Azure Synapse handles analytics at industrial strength. It runs SQL queries over massive datasets, connects to countless sources, and keeps them compliant under enterprise rules. Ceph, on the other hand, is the open-source storage layer that never forgets where your bits live. Together, they form a modern architecture where storage is independent, analytics is elastic, and access rules stay readable instead of mysterious.
In practice, Azure Synapse Ceph integration links Synapse’s compute pools to Ceph’s object storage so that data movement looks like local access. You define endpoints in Azure that map to Ceph via S3-compatible gateways. Authentication hooks through your identity provider—often Azure AD or an OIDC system like Okta—to ensure RBAC and logging line up with the rest of your cloud stack. Once connected, queries can read and write to Ceph buckets directly, skipping unnecessary staging or duplication.
The logic is simple: treat Ceph as your raw zone, Synapse as your transformation and analytics engine. Ceph stores everything from application logs to training sets in the original form. Synapse connects, computes, and outputs structured insights back to Ceph or downstream systems.
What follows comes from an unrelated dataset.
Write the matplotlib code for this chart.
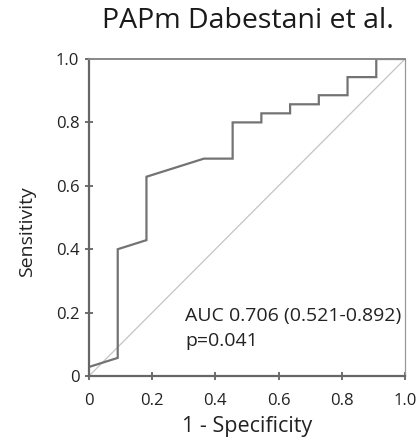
import matplotlib
matplotlib.use("Agg")
import matplotlib.pyplot as plt

plt.rcParams['font.family'] = ['Open Sans', 'DejaVu Sans']

fpr = [0.0, 1/11, 1/11, 2/11, 2/11, 4/11, 5/11, 5/11, 6/11, 6/11, 7/11, 7/11, 8/11, 8/11, 9/11, 9/11, 10/11, 10/11, 1.0]
tpr = [1/35, 2/35, 14/35, 15/35, 22/35, 24/35, 24/35, 28/35, 28/35, 29/35, 29/35, 30/35, 30/35, 31/35, 31/35, 33/35, 33/35, 1.0, 1.0]
xticks = [0, 0.2, 0.4, 0.6, 0.8, 1.0]
xticklabels = ['0', '0.2', '0.4', '0.6', '0.8', '1.0']
yticks = [0, 0.2, 0.4, 0.6, 0.8, 1.0]
yticklabels = ['0', '0.2', '0.4', '0.6', '0.8', '1.0']
title = 'PAPm Dabestani et al.'
auc_line = 'AUC 0.706 (0.521-0.892)'
p_line = 'p=0.041'

fig = plt.figure(figsize=(4.19, 4.38), dpi=100)
ax = fig.add_axes([89/419, 62/438, 316/419, 317/438])

ax.plot([0, 1], [0, 1], color='#c4c4c4', lw=0.9, zorder=1)
ax.plot(fpr, tpr, color='#737373', lw=1.6, zorder=2, solid_joinstyle='miter')

ax.set_xlim(0, 1)
ax.set_ylim(0, 1)
ax.set_xticks(xticks)
ax.set_xticklabels(xticklabels)
ax.set_yticks(yticks)
ax.set_yticklabels(yticklabels)
ax.tick_params(direction='inout', length=6, width=1.2, color='#555555',
               labelsize=12, labelcolor='#222222')
ax.tick_params(axis='x', pad=9)
ax.tick_params(axis='y', pad=4)

for side in ['left', 'bottom']:
    ax.spines[side].set_color('#666666')
    ax.spines[side].set_linewidth(1.6)
ax.spines['top'].set_color('#888888')
ax.spines['top'].set_linewidth(1.4)
ax.spines['right'].set_color('#999999')
ax.spines['right'].set_linewidth(0.9)

ax.set_xlabel('1 - Specificity', fontsize=15.5, color='#222222')
ax.xaxis.label.set_va('baseline')
ax.xaxis.set_label_coords(0.5, (376 - 432) / 317)
ax.set_ylabel('Sensitivity', fontsize=14, color='#222222')
ax.yaxis.label.set_va('baseline')
ax.yaxis.set_label_coords((32 - 89) / 316, (376 - 232) / 317)

fig.text(247.5 / 419, 1 - 28 / 438, title, fontsize=20.5, color='#1a1a1a',
         ha='center', va='baseline')
ax.text((185 - 89) / 316, (376 - 321) / 317, auc_line, fontsize=14, color='#222222',
        ha='left', va='baseline', transform=ax.transAxes)
ax.text((185 - 89) / 316, (376 - 346) / 317, p_line, fontsize=14, color='#222222',
        ha='left', va='baseline', transform=ax.transAxes)

fig.savefig('out.png', dpi=100)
You avoid copying data across networks, which cuts both risk and bills.
How do I secure Azure Synapse Ceph integration?
Use short-lived credentials and centralize secrets in Azure Key Vault or equivalent. Map RBAC consistently across both systems so analysts can query data without owning storage keys. Audit buckets, not people. When permissions drift, reissue tokens instead of recycling VMs. This keeps your compliance story clean across SOC 2 or ISO 27001 audits.